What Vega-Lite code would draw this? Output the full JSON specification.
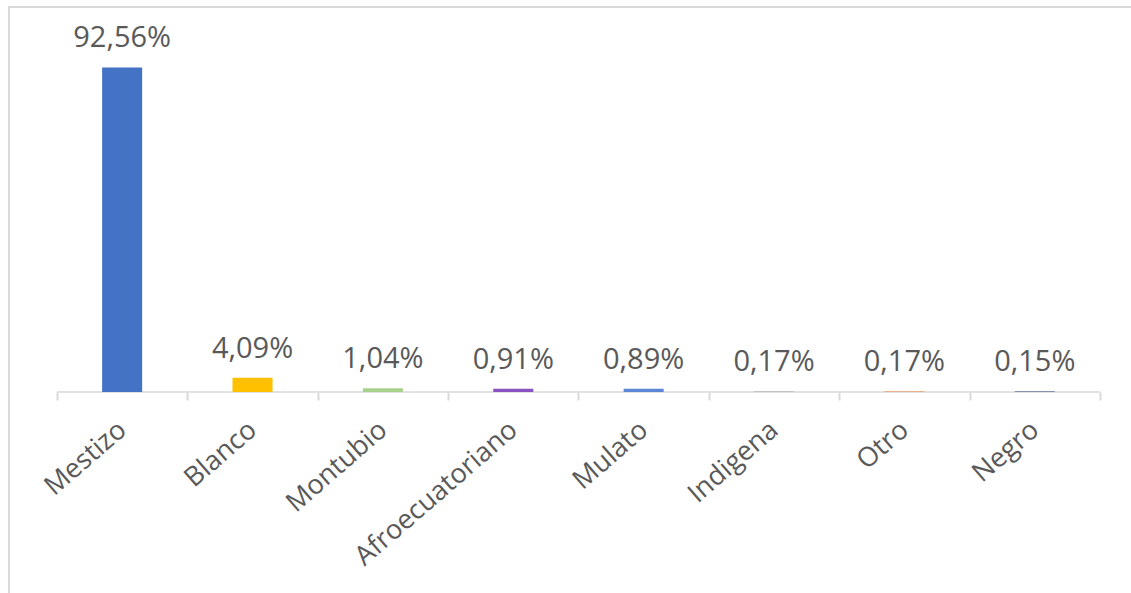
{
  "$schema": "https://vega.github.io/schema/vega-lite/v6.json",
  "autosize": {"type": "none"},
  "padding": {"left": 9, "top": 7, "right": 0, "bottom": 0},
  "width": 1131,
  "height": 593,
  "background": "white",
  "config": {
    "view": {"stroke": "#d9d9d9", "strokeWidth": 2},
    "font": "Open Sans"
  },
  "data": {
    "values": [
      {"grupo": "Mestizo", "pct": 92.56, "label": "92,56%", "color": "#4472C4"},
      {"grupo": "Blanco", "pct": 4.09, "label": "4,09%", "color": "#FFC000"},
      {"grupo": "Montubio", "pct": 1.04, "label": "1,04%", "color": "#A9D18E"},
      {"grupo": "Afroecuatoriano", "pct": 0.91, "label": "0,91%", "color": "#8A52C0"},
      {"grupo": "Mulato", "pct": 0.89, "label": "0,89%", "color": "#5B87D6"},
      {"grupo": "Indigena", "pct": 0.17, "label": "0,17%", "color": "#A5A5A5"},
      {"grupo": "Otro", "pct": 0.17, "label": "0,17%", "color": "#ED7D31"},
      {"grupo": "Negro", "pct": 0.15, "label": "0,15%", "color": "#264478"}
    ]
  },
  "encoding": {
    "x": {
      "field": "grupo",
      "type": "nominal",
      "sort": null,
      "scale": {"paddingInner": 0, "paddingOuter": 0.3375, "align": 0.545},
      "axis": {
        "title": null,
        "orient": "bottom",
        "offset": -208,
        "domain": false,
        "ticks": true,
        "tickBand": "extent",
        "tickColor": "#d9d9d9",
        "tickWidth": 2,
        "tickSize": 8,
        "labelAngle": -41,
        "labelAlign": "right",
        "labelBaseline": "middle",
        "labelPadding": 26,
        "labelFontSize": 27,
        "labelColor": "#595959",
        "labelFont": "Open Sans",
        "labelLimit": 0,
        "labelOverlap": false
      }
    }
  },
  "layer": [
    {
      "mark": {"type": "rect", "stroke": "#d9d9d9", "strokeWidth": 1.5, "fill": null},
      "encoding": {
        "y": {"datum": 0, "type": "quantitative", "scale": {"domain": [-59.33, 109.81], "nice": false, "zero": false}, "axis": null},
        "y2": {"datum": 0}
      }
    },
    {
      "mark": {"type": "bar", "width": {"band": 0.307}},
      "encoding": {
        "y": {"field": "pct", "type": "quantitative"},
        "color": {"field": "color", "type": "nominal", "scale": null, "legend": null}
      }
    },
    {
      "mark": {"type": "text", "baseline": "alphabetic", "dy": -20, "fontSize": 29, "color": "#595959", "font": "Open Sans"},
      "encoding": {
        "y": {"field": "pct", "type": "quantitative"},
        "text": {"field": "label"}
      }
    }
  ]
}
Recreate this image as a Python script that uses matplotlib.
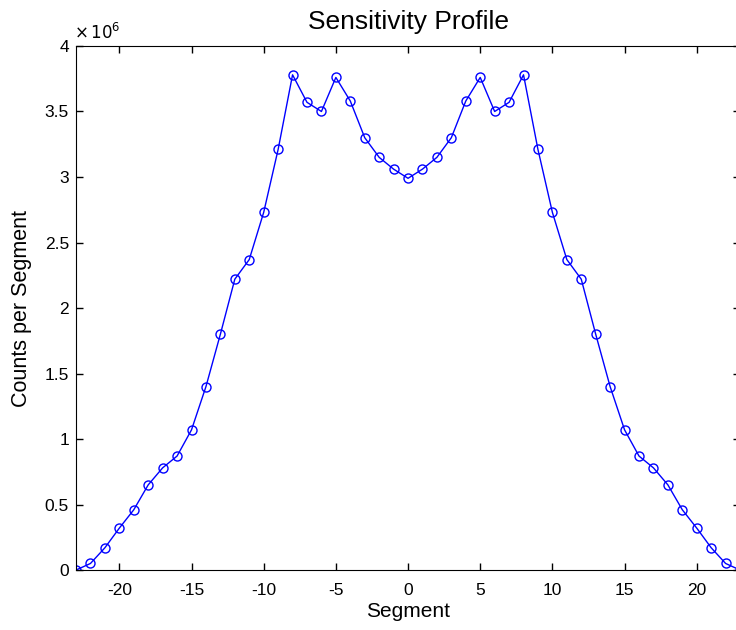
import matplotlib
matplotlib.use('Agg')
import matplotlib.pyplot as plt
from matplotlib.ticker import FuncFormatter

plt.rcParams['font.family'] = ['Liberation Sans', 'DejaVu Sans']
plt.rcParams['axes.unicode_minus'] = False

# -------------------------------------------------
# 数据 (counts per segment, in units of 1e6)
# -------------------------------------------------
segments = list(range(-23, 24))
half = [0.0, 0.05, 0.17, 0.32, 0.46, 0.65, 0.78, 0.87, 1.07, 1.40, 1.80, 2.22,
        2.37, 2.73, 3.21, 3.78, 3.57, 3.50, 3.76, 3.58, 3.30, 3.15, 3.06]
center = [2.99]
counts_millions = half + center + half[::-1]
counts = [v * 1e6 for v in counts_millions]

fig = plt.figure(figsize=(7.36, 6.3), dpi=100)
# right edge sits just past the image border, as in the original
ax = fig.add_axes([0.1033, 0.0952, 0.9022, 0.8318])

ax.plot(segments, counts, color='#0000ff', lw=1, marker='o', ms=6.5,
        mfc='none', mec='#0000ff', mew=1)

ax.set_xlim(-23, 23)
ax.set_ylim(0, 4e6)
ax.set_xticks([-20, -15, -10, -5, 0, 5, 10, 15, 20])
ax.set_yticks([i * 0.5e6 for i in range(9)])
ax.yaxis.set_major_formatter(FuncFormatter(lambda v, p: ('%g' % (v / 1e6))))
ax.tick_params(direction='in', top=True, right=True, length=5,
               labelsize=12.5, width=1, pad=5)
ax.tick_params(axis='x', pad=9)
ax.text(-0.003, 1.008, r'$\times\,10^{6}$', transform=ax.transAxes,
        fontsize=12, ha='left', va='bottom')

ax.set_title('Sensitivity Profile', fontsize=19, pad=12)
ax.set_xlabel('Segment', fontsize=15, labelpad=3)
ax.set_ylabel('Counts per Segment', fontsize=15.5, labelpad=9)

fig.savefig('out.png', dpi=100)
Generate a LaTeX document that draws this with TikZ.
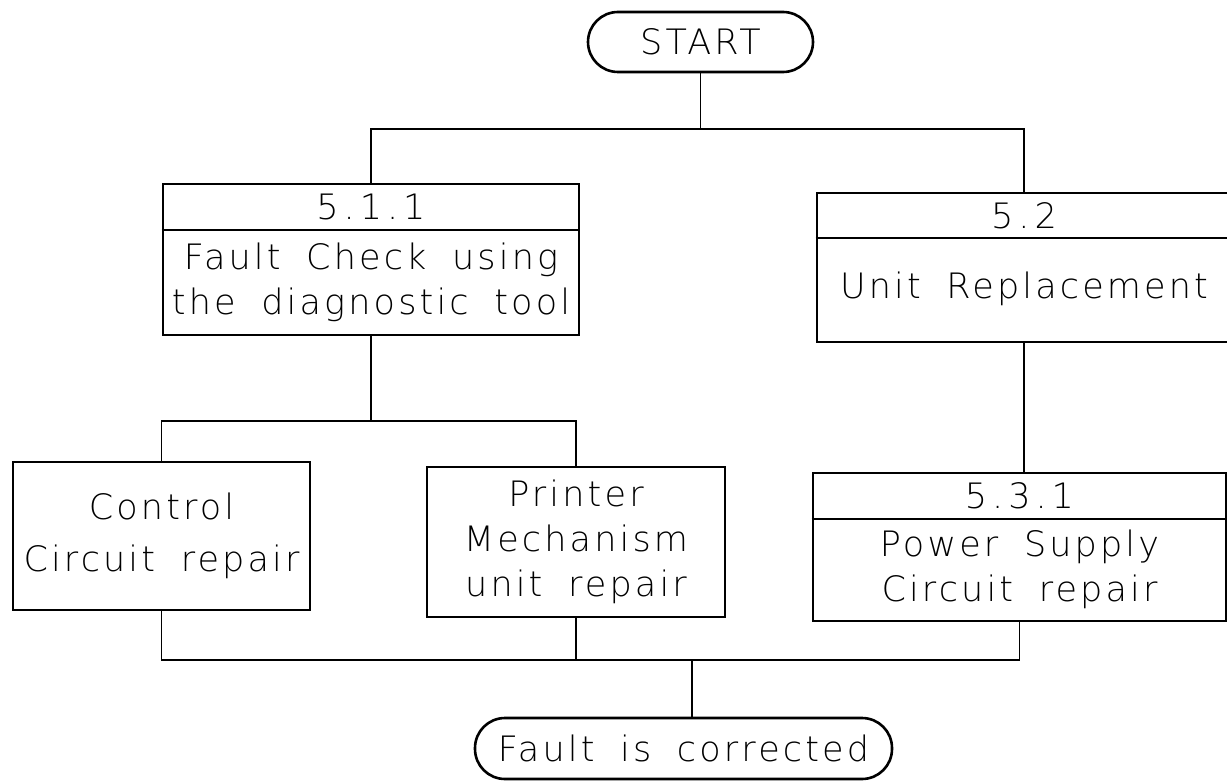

========

» **DIRECTION**
Would you set down the listing exactly, omitting pictures?

» **RESULT OF THE TASK**
What Vega-Lite code would draw this? Output the full JSON specification.
{
  "$schema": "https://vega.github.io/schema/vega-lite/v6.json",
  "autosize": {"type": "none"},
  "padding": {"left": 9, "top": 7, "right": 0, "bottom": 0},
  "width": 1131,
  "height": 593,
  "background": "white",
  "config": {
    "view": {"stroke": "#d9d9d9", "strokeWidth": 2},
    "font": "Open Sans"
  },
  "data": {
    "values": [
      {"grupo": "Mestizo", "pct": 92.56, "label": "92,56%", "color": "#4472C4"},
      {"grupo": "Blanco", "pct": 4.09, "label": "4,09%", "color": "#FFC000"},
      {"grupo": "Montubio", "pct": 1.04, "label": "1,04%", "color": "#A9D18E"},
      {"grupo": "Afroecuatoriano", "pct": 0.91, "label": "0,91%", "color": "#8A52C0"},
      {"grupo": "Mulato", "pct": 0.89, "label": "0,89%", "color": "#5B87D6"},
      {"grupo": "Indigena", "pct": 0.17, "label": "0,17%", "color": "#A5A5A5"},
      {"grupo": "Otro", "pct": 0.17, "label": "0,17%", "color": "#ED7D31"},
      {"grupo": "Negro", "pct": 0.15, "label": "0,15%", "color": "#264478"}
    ]
  },
  "encoding": {
    "x": {
      "field": "grupo",
      "type": "nominal",
      "sort": null,
      "scale": {"paddingInner": 0, "paddingOuter": 0.3375, "align": 0.545},
      "axis": {
        "title": null,
        "orient": "bottom",
        "offset": -208,
        "domain": false,
        "ticks": true,
        "tickBand": "extent",
        "tickColor": "#d9d9d9",
        "tickWidth": 2,
        "tickSize": 8,
        "labelAngle": -41,
        "labelAlign": "right",
        "labelBaseline": "middle",
        "labelPadding": 26,
        "labelFontSize": 27,
        "labelColor": "#595959",
        "labelFont": "Open Sans",
        "labelLimit": 0,
        "labelOverlap": false
      }
    }
  },
  "layer": [
    {
      "mark": {"type": "rect", "stroke": "#d9d9d9", "strokeWidth": 1.5, "fill": null},
      "encoding": {
        "y": {"datum": 0, "type": "quantitative", "scale": {"domain": [-59.33, 109.81], "nice": false, "zero": false}, "axis": null},
        "y2": {"datum": 0}
      }
    },
    {
      "mark": {"type": "bar", "width": {"band": 0.307}},
      "encoding": {
        "y": {"field": "pct", "type": "quantitative"},
        "color": {"field": "color", "type": "nominal", "scale": null, "legend": null}
      }
    },
    {
      "mark": {"type": "text", "baseline": "alphabetic", "dy": -20, "fontSize": 29, "color": "#595959", "font": "Open Sans"},
      "encoding": {
        "y": {"field": "pct", "type": "quantitative"},
        "text": {"field": "label"}
      }
    }
  ]
}
Recreate this image as a Python script that uses matplotlib.
import matplotlib
matplotlib.use('Agg')
import matplotlib.pyplot as plt
from matplotlib.ticker import FuncFormatter

plt.rcParams['font.family'] = ['Liberation Sans', 'DejaVu Sans']
plt.rcParams['axes.unicode_minus'] = False

# -------------------------------------------------
# 数据 (counts per segment, in units of 1e6)
# -------------------------------------------------
segments = list(range(-23, 24))
half = [0.0, 0.05, 0.17, 0.32, 0.46, 0.65, 0.78, 0.87, 1.07, 1.40, 1.80, 2.22,
        2.37, 2.73, 3.21, 3.78, 3.57, 3.50, 3.76, 3.58, 3.30, 3.15, 3.06]
center = [2.99]
counts_millions = half + center + half[::-1]
counts = [v * 1e6 for v in counts_millions]

fig = plt.figure(figsize=(7.36, 6.3), dpi=100)
# right edge sits just past the image border, as in the original
ax = fig.add_axes([0.1033, 0.0952, 0.9022, 0.8318])

ax.plot(segments, counts, color='#0000ff', lw=1, marker='o', ms=6.5,
        mfc='none', mec='#0000ff', mew=1)

ax.set_xlim(-23, 23)
ax.set_ylim(0, 4e6)
ax.set_xticks([-20, -15, -10, -5, 0, 5, 10, 15, 20])
ax.set_yticks([i * 0.5e6 for i in range(9)])
ax.yaxis.set_major_formatter(FuncFormatter(lambda v, p: ('%g' % (v / 1e6))))
ax.tick_params(direction='in', top=True, right=True, length=5,
               labelsize=12.5, width=1, pad=5)
ax.tick_params(axis='x', pad=9)
ax.text(-0.003, 1.008, r'$\times\,10^{6}$', transform=ax.transAxes,
        fontsize=12, ha='left', va='bottom')

ax.set_title('Sensitivity Profile', fontsize=19, pad=12)
ax.set_xlabel('Segment', fontsize=15, labelpad=3)
ax.set_ylabel('Counts per Segment', fontsize=15.5, labelpad=9)

fig.savefig('out.png', dpi=100)
Generate a LaTeX document that draws this with TikZ.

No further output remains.